The Leaf has the EV family car market to itself at the moment - you may save by purchasing a Mitsubishi I MIEV at £23,990 after subsidy, but it's a much smaller car and boasts a 90-mile range.

However, that £26k purchase price puts the Leaf equivalent to a Lexus CT200h hybrid in mid-spec SE-L guise, which still gives you one foot in the Birkenstocks of eco responsibility whilst removing EV range anxiety from the equation. If you're happy with the free baggage you get with Toyota Prius ownership, a top-spec T-spirit goes for £23,895. Or you can be a conformist in a VW Golf Bluemotion TDI and get 65mpg for £22,500 in manual form.

Verdict

Early adopters and alternative-fuel enthusiasts won't care about the high purchase price, the debatable eco-friendliness of EVs and their related battery tech, or the somewhat-awkward appearance of the Nissan Leaf.
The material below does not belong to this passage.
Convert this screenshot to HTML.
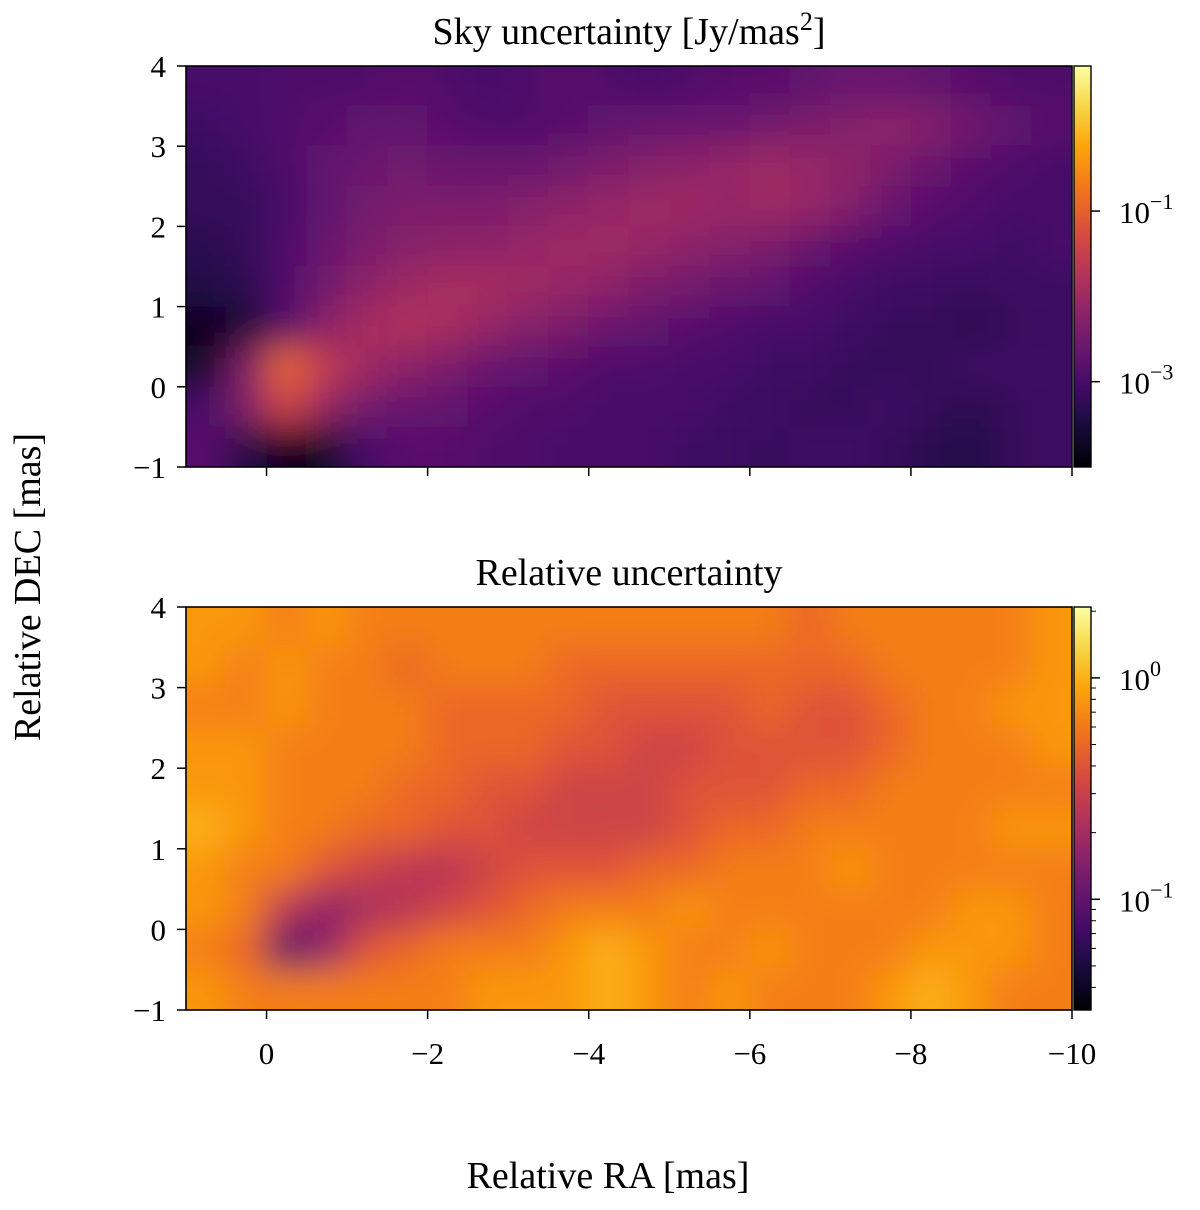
<!DOCTYPE html>
<html><head><meta charset="utf-8"><style>
html,body{margin:0;padding:0;background:#fff;}
svg text{font-family:"Liberation Serif",serif;fill:#000;}
</style></head><body>
<svg id="fig" width="1200" height="1205" viewBox="0 0 1200 1205" xmlns="http://www.w3.org/2000/svg">
<defs>
<filter id="blur" x="0" y="0" width="1200" height="1205" filterUnits="userSpaceOnUse"><feGaussianBlur stdDeviation="18"/></filter>
<clipPath id="clipTop"><rect x="186" y="66" width="886" height="401"/></clipPath>
<clipPath id="clipBot"><rect x="186" y="607" width="886" height="403"/></clipPath>
<linearGradient id="cmapGrad" x1="0" y1="1" x2="0" y2="0"></linearGradient>
</defs>
<g id="root"></g>
</svg>
<script>
// ---------- data ----------
const raCenters=[0.75,0.25,-0.25,-0.75,-1.25,-1.75,-2.25,-2.75,-3.25,-3.75,-4.25,-4.75,-5.25,-5.75,-6.25,-6.75,-7.25,-7.75,-8.25,-8.75,-9.25,-9.75];
const decCenters=[3.75,3.25,2.75,2.25,1.75,1.25,0.75,0.25,-0.25,-0.75];
const skyLog=[
[-3.0,-3.0,-2.9,-2.9,-2.9,-2.8,-2.9,-3.0,-2.9,-2.8,-2.9,-3.0,-2.9,-2.8,-2.8,-2.7,-2.6,-2.6,-2.7,-2.8,-2.9,-2.9],
[-3.1,-3.0,-2.9,-2.8,-2.7,-2.7,-2.8,-2.9,-2.9,-2.8,-2.7,-2.6,-2.6,-2.6,-2.5,-2.4,-2.3,-2.2,-2.3,-2.5,-2.7,-2.8],
[-3.2,-3.1,-2.9,-2.7,-2.6,-2.5,-2.6,-2.6,-2.6,-2.5,-2.4,-2.3,-2.2,-2.1,-2.0,-2.1,-2.2,-2.4,-2.6,-2.8,-2.9,-3.0],
[-3.2,-3.2,-3.0,-2.7,-2.5,-2.4,-2.4,-2.4,-2.3,-2.2,-2.1,-2.0,-2.0,-2.1,-2.0,-2.1,-2.3,-2.6,-2.8,-2.9,-3.0,-3.0],
[-3.3,-3.2,-2.9,-2.6,-2.4,-2.3,-2.2,-2.2,-2.1,-2.0,-2.0,-2.1,-2.2,-2.3,-2.4,-2.6,-2.8,-2.9,-3.0,-3.0,-3.1,-3.0],
[-3.4,-3.3,-2.9,-2.5,-2.2,-2.0,-1.9,-1.9,-2.0,-2.1,-2.2,-2.4,-2.5,-2.6,-2.7,-2.9,-3.0,-3.1,-3.1,-3.2,-3.1,-3.1],
[-3.8,-3.6,-2.8,-2.2,-1.9,-1.8,-1.9,-2.1,-2.3,-2.4,-2.6,-2.7,-2.8,-2.9,-3.0,-3.0,-3.1,-3.2,-3.2,-3.3,-3.2,-3.1],
[-3.7,-2.4,-0.9,-1.6,-2.0,-2.2,-2.4,-2.6,-2.7,-2.8,-2.9,-2.9,-3.0,-3.0,-3.1,-3.1,-3.2,-3.2,-3.2,-3.1,-3.1,-3.1],
[-3.0,-2.3,-1.4,-2.1,-2.5,-2.6,-2.7,-2.8,-2.9,-2.9,-3.0,-3.0,-3.0,-3.1,-3.1,-3.2,-3.2,-3.1,-3.2,-3.3,-3.2,-3.1],
[-2.8,-3.4,-3.8,-3.7,-3.0,-2.8,-2.8,-2.9,-2.9,-3.0,-3.0,-3.0,-3.1,-3.1,-3.2,-3.1,-3.1,-3.2,-3.3,-3.4,-3.2,-3.1]];
const relLog=[
[-0.1,-0.1,-0.2,-0.1,-0.2,-0.2,-0.2,-0.2,-0.2,-0.2,-0.2,-0.2,-0.2,-0.2,-0.2,-0.3,-0.2,-0.2,-0.2,-0.2,-0.2,-0.1],
[-0.1,-0.2,-0.1,-0.2,-0.2,-0.3,-0.2,-0.2,-0.2,-0.3,-0.3,-0.3,-0.3,-0.3,-0.3,-0.3,-0.3,-0.2,-0.2,-0.2,-0.2,-0.1],
[-0.2,-0.2,-0.1,-0.2,-0.2,-0.2,-0.3,-0.3,-0.3,-0.3,-0.4,-0.4,-0.4,-0.4,-0.3,-0.4,-0.4,-0.3,-0.2,-0.2,-0.1,-0.1],
[-0.1,-0.1,-0.2,-0.2,-0.2,-0.2,-0.3,-0.3,-0.3,-0.4,-0.4,-0.5,-0.5,-0.4,-0.4,-0.4,-0.4,-0.3,-0.2,-0.2,-0.2,-0.1],
[-0.1,-0.1,-0.2,-0.2,-0.2,-0.3,-0.3,-0.4,-0.4,-0.5,-0.5,-0.5,-0.4,-0.4,-0.4,-0.3,-0.3,-0.2,-0.2,-0.2,-0.2,-0.2],
[0.0,-0.1,-0.2,-0.2,-0.3,-0.3,-0.4,-0.4,-0.5,-0.5,-0.5,-0.5,-0.4,-0.3,-0.3,-0.2,-0.2,-0.2,-0.2,-0.2,-0.1,-0.1],
[-0.1,-0.2,-0.2,-0.4,-0.5,-0.6,-0.6,-0.5,-0.4,-0.4,-0.4,-0.3,-0.3,-0.2,-0.2,-0.2,-0.1,-0.2,-0.2,-0.2,-0.2,-0.2],
[-0.1,-0.2,-0.6,-0.8,-0.7,-0.6,-0.5,-0.4,-0.3,-0.2,-0.2,-0.2,-0.1,-0.2,-0.2,-0.2,-0.2,-0.2,-0.2,-0.1,-0.1,-0.2],
[-0.2,-0.3,-1.1,-0.8,-0.4,-0.3,-0.2,-0.2,-0.2,-0.1,0.0,-0.1,-0.2,-0.2,-0.1,-0.2,-0.2,-0.2,-0.1,-0.1,-0.1,-0.2],
[-0.1,-0.2,-0.2,-0.2,-0.2,-0.2,-0.2,-0.1,-0.1,-0.1,0.0,-0.1,-0.2,-0.1,-0.2,-0.2,-0.2,-0.1,0.0,-0.1,-0.2,-0.2]];
const xTicks=[0,-2,-4,-6,-8,-10];
const yTicks=[4,3,2,1,0,-1];
const skyRange=[-4.0,0.7];
const relRange=[-1.5,0.32];
const skyCbTicks=[-1,-3];
const relCbTicks=[0,-1];

// ---------- helpers ----------
const NS="http://www.w3.org/2000/svg";
const root=document.getElementById('root');
function el(tag,attrs,parent){const e=document.createElementNS(NS,tag);for(const k in attrs)e.setAttribute(k,attrs[k]);(parent||root).appendChild(e);return e;}
const stops=[[0,[0,0,4]],[0.1,[22,11,57]],[0.2,[66,10,104]],[0.3,[106,23,110]],[0.4,[147,38,103]],[0.5,[188,55,84]],[0.6,[221,81,58]],[0.7,[243,120,25]],[0.8,[252,165,10]],[0.9,[246,215,70]],[1,[252,255,164]]];
function inferno(t){t=Math.max(0,Math.min(1,t));for(let i=1;i<stops.length;i++){if(t<=stops[i][0]){const a=stops[i-1],b=stops[i];const f=(t-a[0])/(b[0]-a[0]);const c=a[1].map((v,j)=>Math.round(v+(b[1][j]-v)*f));return `rgb(${c[0]},${c[1]},${c[2]})`;}}return 'rgb(252,255,164)';}
const grad=document.getElementById('cmapGrad');
for(let i=0;i<=20;i++){const s=document.createElementNS(NS,'stop');s.setAttribute('offset',i/20);s.setAttribute('stop-color',inferno(i/20));grad.appendChild(s);}
const X0=186,X1=1072;
function xScale(ra){return X0+(1-ra)/11*(X1-X0);}

function panel(name,top,bot,grid,range,title,cbTicks,minor){
  function yScale(d){return top+(4-d)/5*(bot-top);}
  const clip=el('g',{'clip-path':`url(#${name==='sky'?'clipTop':'clipBot'})`});
  
  
  const g=el('g',{filter:'url(#blur)'},clip);
  const nR=decCenters.length,nC=raCenters.length;
  const cw=(X1-X0)/nC, ch=(bot-top)/nR;
  const dRA=raCenters[1]-raCenters[0], dDec=decCenters[1]-decCenters[0];
  for(let r=-2;r<nR+2;r++)for(let c=-2;c<nC+2;c++){
    const rr=Math.max(0,Math.min(nR-1,r)), cc=Math.max(0,Math.min(nC-1,c));
    const ra=raCenters[0]+c*dRA, d=decCenters[0]+r*dDec;
    const v=grid[rr][cc];const t=(v-range[0])/(range[1]-range[0]);
    const cell=el('rect',{x:xScale(ra)-cw/2-0.5,y:yScale(d)-ch/2-0.5,width:cw+1,height:ch+1,fill:inferno(t)},g);
    
    
  }
  const fr=el('rect',{x:X0,y:top,width:X1-X0,height:bot-top,fill:'none',stroke:'#000','stroke-width':1.6});
  
  
  const tt=el('text',{x:629,y:top-22,'font-size':38,'text-anchor':'middle'});
  tt.innerHTML=title;
  
  
  yTicks.forEach(v=>{const y=yScale(v);el('line',{x1:X0-9,x2:X0,y1:y,y2:y,stroke:'#000','stroke-width':1.5});
    const t=el('text',{x:X0-20,y:y+11,'font-size':31,'text-anchor':'end'});t.textContent=v<0?'\u2212'+(-v):v;
    
    });
  xTicks.forEach(v=>{const x=xScale(v);el('line',{x1:x,x2:x,y1:bot,y2:bot+9,stroke:'#000','stroke-width':1.5});
    if(name==='rel'){const t=el('text',{x:x,y:bot+54,'font-size':31,'text-anchor':'middle'});t.textContent=v<0?'\u2212'+(-v):v;
    
    }});
  const cx=1074,cwid=17;
  const cb=el('rect',{x:cx,y:top,width:cwid,height:bot-top,fill:'url(#cmapGrad)',stroke:'#000','stroke-width':1.4});
  
  
  function cy(l){return bot-(l-range[0])/(range[1]-range[0])*(bot-top);}
  cbTicks.forEach(l=>{const y=cy(l);el('line',{x1:cx+cwid,x2:cx+cwid+9,y1:y,y2:y,stroke:'#000','stroke-width':1.5});
    const t=el('text',{x:cx+cwid+28,y:y+12,'font-size':31});t.innerHTML=`10<tspan dy="-14" font-size="22">\u2212${-l||''}</tspan>`;
    if(l===0)t.innerHTML='10<tspan dy="-14" font-size="22">0</tspan>';
    
    });
  if(minor){for(let e=-2;e<=0;e++)for(let m=2;m<=9;m++){const l=e+Math.log10(m);if(l<range[0]||l>range[1])continue;const y=cy(l);
    el('line',{x1:cx+cwid,x2:cx+cwid+5,y1:y,y2:y,stroke:'#000','stroke-width':1});}}
}
panel('sky',66,467,skyLog,skyRange,'Sky uncertainty [Jy/mas<tspan dy="-14" font-size="26">2</tspan><tspan dy="14">]</tspan>',skyCbTicks,false);
panel('rel',607,1010,relLog,relRange,'Relative uncertainty',relCbTicks,true);
const yl=el('text',{x:0,y:0,'font-size':38,'text-anchor':'middle',transform:'translate(40,587) rotate(-90)'});
yl.textContent='Relative DEC [mas]';


const xl=el('text',{x:608,y:1188,'font-size':38,'text-anchor':'middle'});
xl.textContent='Relative RA [mas]';


</script>
</body></html>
But they will enjoy the fact that they have a practical five-door hatchback that displays a depth of development and ease of driving befitting a sensible family car, along with their zero-emissions drivetrain. 
If you're in a position to give EV motoring a try, the Leaf should pleasantly surprise you by the way it minimises the compromises that have been associated with EVs to date.